▼
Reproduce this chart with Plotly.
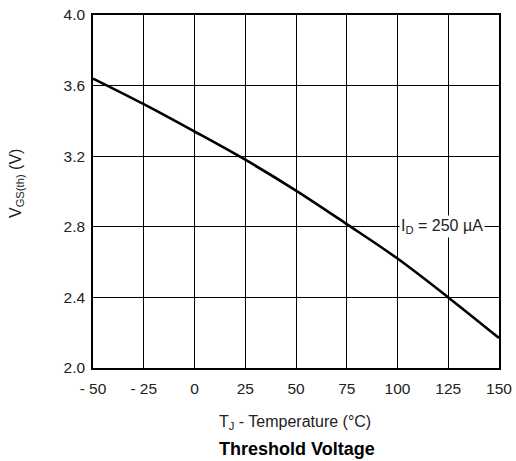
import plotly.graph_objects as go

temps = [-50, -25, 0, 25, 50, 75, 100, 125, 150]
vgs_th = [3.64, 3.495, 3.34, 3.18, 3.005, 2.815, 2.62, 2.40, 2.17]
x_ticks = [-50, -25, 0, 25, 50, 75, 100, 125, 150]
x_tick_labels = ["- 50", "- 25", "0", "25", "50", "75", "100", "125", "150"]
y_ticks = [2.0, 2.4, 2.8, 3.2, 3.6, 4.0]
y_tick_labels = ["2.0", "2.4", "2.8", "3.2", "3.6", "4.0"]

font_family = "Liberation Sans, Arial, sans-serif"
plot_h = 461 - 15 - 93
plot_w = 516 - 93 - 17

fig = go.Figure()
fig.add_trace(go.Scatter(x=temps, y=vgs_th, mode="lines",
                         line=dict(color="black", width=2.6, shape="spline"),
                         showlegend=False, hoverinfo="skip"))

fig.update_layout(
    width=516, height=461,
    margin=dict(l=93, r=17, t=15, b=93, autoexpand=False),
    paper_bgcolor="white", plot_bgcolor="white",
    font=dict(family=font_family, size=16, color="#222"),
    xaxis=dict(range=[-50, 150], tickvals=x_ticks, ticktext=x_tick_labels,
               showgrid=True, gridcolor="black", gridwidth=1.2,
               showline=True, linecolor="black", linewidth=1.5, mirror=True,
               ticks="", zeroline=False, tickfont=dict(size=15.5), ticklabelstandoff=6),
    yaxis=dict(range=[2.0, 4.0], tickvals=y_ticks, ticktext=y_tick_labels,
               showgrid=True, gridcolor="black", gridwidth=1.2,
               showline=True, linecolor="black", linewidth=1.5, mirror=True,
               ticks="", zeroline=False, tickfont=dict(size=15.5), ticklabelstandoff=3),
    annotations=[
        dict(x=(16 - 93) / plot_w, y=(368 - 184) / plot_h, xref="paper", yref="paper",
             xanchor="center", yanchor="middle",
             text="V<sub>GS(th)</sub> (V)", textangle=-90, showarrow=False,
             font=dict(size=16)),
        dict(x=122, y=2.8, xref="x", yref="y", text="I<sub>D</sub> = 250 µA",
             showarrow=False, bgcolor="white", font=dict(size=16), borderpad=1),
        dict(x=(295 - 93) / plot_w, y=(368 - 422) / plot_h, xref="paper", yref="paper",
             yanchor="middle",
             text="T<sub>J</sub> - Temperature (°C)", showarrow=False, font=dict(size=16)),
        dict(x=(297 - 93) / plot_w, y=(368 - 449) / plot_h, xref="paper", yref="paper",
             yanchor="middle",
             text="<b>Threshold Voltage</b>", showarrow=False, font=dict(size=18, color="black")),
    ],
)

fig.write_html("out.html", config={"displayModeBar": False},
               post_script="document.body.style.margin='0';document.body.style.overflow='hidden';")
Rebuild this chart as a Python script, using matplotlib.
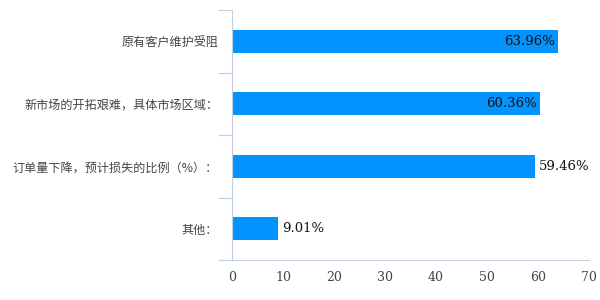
▲
Prompt:
Each line of the data is to be duplicated exactly; pictures stay out of the copy.

Finished task:
Reproduce this chart with Plotly.
import plotly.graph_objects as go

temps = [-50, -25, 0, 25, 50, 75, 100, 125, 150]
vgs_th = [3.64, 3.495, 3.34, 3.18, 3.005, 2.815, 2.62, 2.40, 2.17]
x_ticks = [-50, -25, 0, 25, 50, 75, 100, 125, 150]
x_tick_labels = ["- 50", "- 25", "0", "25", "50", "75", "100", "125", "150"]
y_ticks = [2.0, 2.4, 2.8, 3.2, 3.6, 4.0]
y_tick_labels = ["2.0", "2.4", "2.8", "3.2", "3.6", "4.0"]

font_family = "Liberation Sans, Arial, sans-serif"
plot_h = 461 - 15 - 93
plot_w = 516 - 93 - 17

fig = go.Figure()
fig.add_trace(go.Scatter(x=temps, y=vgs_th, mode="lines",
                         line=dict(color="black", width=2.6, shape="spline"),
                         showlegend=False, hoverinfo="skip"))

fig.update_layout(
    width=516, height=461,
    margin=dict(l=93, r=17, t=15, b=93, autoexpand=False),
    paper_bgcolor="white", plot_bgcolor="white",
    font=dict(family=font_family, size=16, color="#222"),
    xaxis=dict(range=[-50, 150], tickvals=x_ticks, ticktext=x_tick_labels,
               showgrid=True, gridcolor="black", gridwidth=1.2,
               showline=True, linecolor="black", linewidth=1.5, mirror=True,
               ticks="", zeroline=False, tickfont=dict(size=15.5), ticklabelstandoff=6),
    yaxis=dict(range=[2.0, 4.0], tickvals=y_ticks, ticktext=y_tick_labels,
               showgrid=True, gridcolor="black", gridwidth=1.2,
               showline=True, linecolor="black", linewidth=1.5, mirror=True,
               ticks="", zeroline=False, tickfont=dict(size=15.5), ticklabelstandoff=3),
    annotations=[
        dict(x=(16 - 93) / plot_w, y=(368 - 184) / plot_h, xref="paper", yref="paper",
             xanchor="center", yanchor="middle",
             text="V<sub>GS(th)</sub> (V)", textangle=-90, showarrow=False,
             font=dict(size=16)),
        dict(x=122, y=2.8, xref="x", yref="y", text="I<sub>D</sub> = 250 µA",
             showarrow=False, bgcolor="white", font=dict(size=16), borderpad=1),
        dict(x=(295 - 93) / plot_w, y=(368 - 422) / plot_h, xref="paper", yref="paper",
             yanchor="middle",
             text="T<sub>J</sub> - Temperature (°C)", showarrow=False, font=dict(size=16)),
        dict(x=(297 - 93) / plot_w, y=(368 - 449) / plot_h, xref="paper", yref="paper",
             yanchor="middle",
             text="<b>Threshold Voltage</b>", showarrow=False, font=dict(size=18, color="black")),
    ],
)

fig.write_html("out.html", config={"displayModeBar": False},
               post_script="document.body.style.margin='0';document.body.style.overflow='hidden';")
Rebuild this chart as a Python script, using matplotlib.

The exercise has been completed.